PHILADELPHIA (CBS) -- The key word in the title of the awkwardly titled sequel, The Best Man Holiday, is that last one.

This movie, for better and worse, has the holiday spirit: it makes the audience giddy with pleasure even as it overstays its welcome.

The Best Man, you may recall, was a rollicking romantic comedy from 1999 that royally entertained audiences, so any further excursion into the same narrative territory is likely to fall short.

3
(3 stars out of 4)

But not by as much as you might fear.

The exuberant ensemble romp came from writer-director Malcolm D. Lee, whose uncle -- fella by the name of Spike Lee –- served as one of his co-producers.

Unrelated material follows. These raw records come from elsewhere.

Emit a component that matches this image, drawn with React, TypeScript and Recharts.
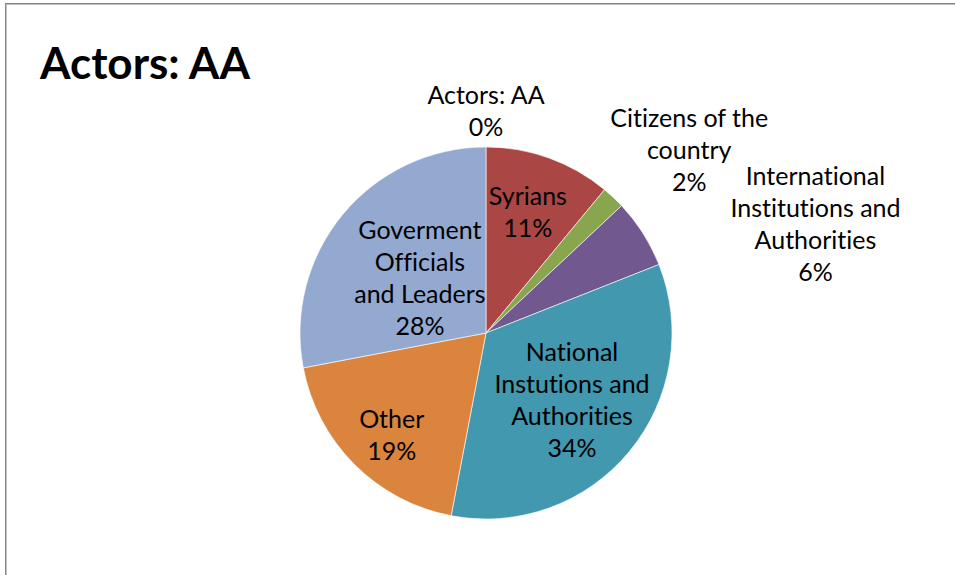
import { PieChart, Pie, Cell } from 'recharts'

// categories, wrapped the way the source chart wraps them
const categories = [
  'Actors: AA',
  'Syrians',
  'Citizens of the\ncountry',
  'International\nInstitutions and\nAuthorities',
  'National\nInstutions and\nAuthorities',
  'Other',
  'Goverment\nOfficials\nand Leaders',
]
const shares = [0, 11, 2, 6, 34, 19, 28]

const colors = ['#4572A7', '#AA4643', '#89A54E', '#71588F', '#4198AF', '#DB843D', '#93A9CF']

// label placement: distance from centre (px) and angle nudge (deg) relative to the slice middle
const labelRadius = [222, 128, 273, 347, 109, 139, 86]
const labelNudge = [0, -0.7, 4.9, 14.1, -1.7, -2.3, 0.2]

const data = categories.map((name, i) => ({ name, value: shares[i] }))

const FONT = 'Lato, "Open Sans", sans-serif'
const LINE = 32

// eslint-disable-next-line @typescript-eslint/no-explicit-any
function SliceLabel(props: any) {
  const { cx, cy, midAngle, percent, index, name } = props
  // recharts angle -> clockwise from 12 o'clock
  const theta = ((90 - midAngle + labelNudge[index]) * Math.PI) / 180
  const r = labelRadius[index]
  const x = cx + r * Math.sin(theta)
  const y = cy - r * Math.cos(theta)
  const lines = [...String(name).split('\n'), `${Math.round(percent * 100)}%`]
  const top = y - ((lines.length - 1) * LINE) / 2
  return (
    <text
      x={x}
      y={top}
      textAnchor="middle"
      fill="#000"
      fontSize={25}
      fontFamily={FONT}
      style={{ fontVariantLigatures: 'none' }}
    >
      {lines.map((line, i) => (
        <tspan key={i} x={x} y={top + i * LINE} dy="0.35em">
          {line}
        </tspan>
      ))}
    </text>
  )
}

export default function App() {
  return (
    <div
      style={{
        position: 'absolute',
        left: 0,
        top: 0,
        width: 955,
        height: 575,
        overflow: 'hidden',
        background: '#fff',
      }}
    >
      <div
        style={{
          position: 'absolute',
          left: 5,
          top: 3,
          width: 1200,
          height: 900,
          borderLeft: '1px solid #858585',
          borderTop: '1px solid #858585',
          boxShadow: 'inset 1px 1px 0 #c0c0c0',
        }}
      />
      <div
        style={{
          position: 'absolute',
          left: 40,
          top: 36,
          fontFamily: FONT,
          fontWeight: 700,
          fontSize: 44,
          lineHeight: '52px',
          color: '#000',
          fontVariantLigatures: 'none',
        }}
      >
        Actors: AA
      </div>
      <div style={{ position: 'absolute', left: 0, top: 0 }}>
        <PieChart width={955} height={575} margin={{ top: 0, right: 0, bottom: 0, left: 0 }}>
          <Pie
            data={data}
            dataKey="value"
            nameKey="name"
            cx={486}
            cy={333}
            outerRadius={186}
            startAngle={90}
            endAngle={-270}
            stroke="#ffffff"
            strokeWidth={1}
            strokeOpacity={0.6}
            label={<SliceLabel />}
            labelLine={false}
            isAnimationActive={false}
          >
            {data.map((d, i) => (
              <Cell key={d.name} fill={colors[i]} />
            ))}
          </Pie>
        </PieChart>
      </div>
    </div>
  )
}
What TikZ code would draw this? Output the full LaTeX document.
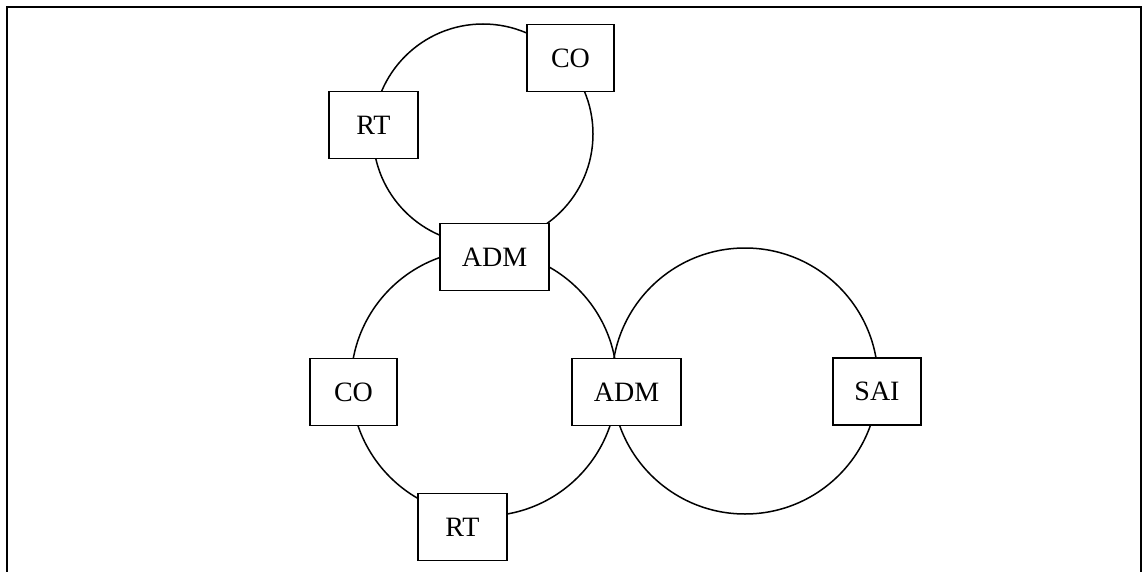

This Christmas-themed, faith-tinged followup arrives a decade and a half later and in time for the holiday season, a time for warmth and familiarity and forgiveness.

It's darker and more downbeat than its predecessor, much more of a comedy-drama that chases tears at least as aggressively as it does laughs -– and earns both.

Returning to reprise their roles in the original are Taye Diggs, Nia Long, Sanaa Lathan, Terrence Howard, Morris Chestnut, Regina Hall, Harold Perrineau, Monica Calhoun, and Melissa De Sousa.

It's 14 years later and a group of college friends who used to be very tightly knit reunite for Christmas, confident that the romances and rivalries of long ago have since been forgiven and forgotten and are well behind these having-moved-on thirtysomethings.

Not exactly.

Lee (Undercover Brother; Welcome Home, Roscoe Jenkins, Soul Men; Scary Movie 5) opens with key moments from the original, as a reminder for fans and a primer for the uninitiated.  From then on, he goes for glossy and glamorous, and works the audience-friendly pedal a bit more than he should.

The crowded plot is appropriate and serviceable, involving infertility and ambition and illness and fame and strained friendship and athletic prowess and abiding resentment and a lot of other strands that you should just relax and take in at face value.

But it's the pleasure of the cast's company –- their appeal, their chemistry, their comfort, and their comic timing -- that delivers the goods.  They glide over every script hiccup with ease, grace, and skill.

R-rated, as was its predecessor, the followup mixes broad, character-driven situation comedy with heart-on-its-sleeve soap opera melodrama.

Lee knocked it out of the park when he debuted with The Best Man.  Now, after several subpar outings, he recovers his directorial stroke, even if less-is-more discipline is ignored in favor of more-is-less plot escalation, and endings travel in packs.

But then there's that canny, capable cast making spirits bright.

So we'll reunite 3 stars out of 4 for a sentimental Christmas reunion sequel.  The dramedy of manners, The Best Man Holiday, will have to settle for second best, which is still a gift we won't be sending back.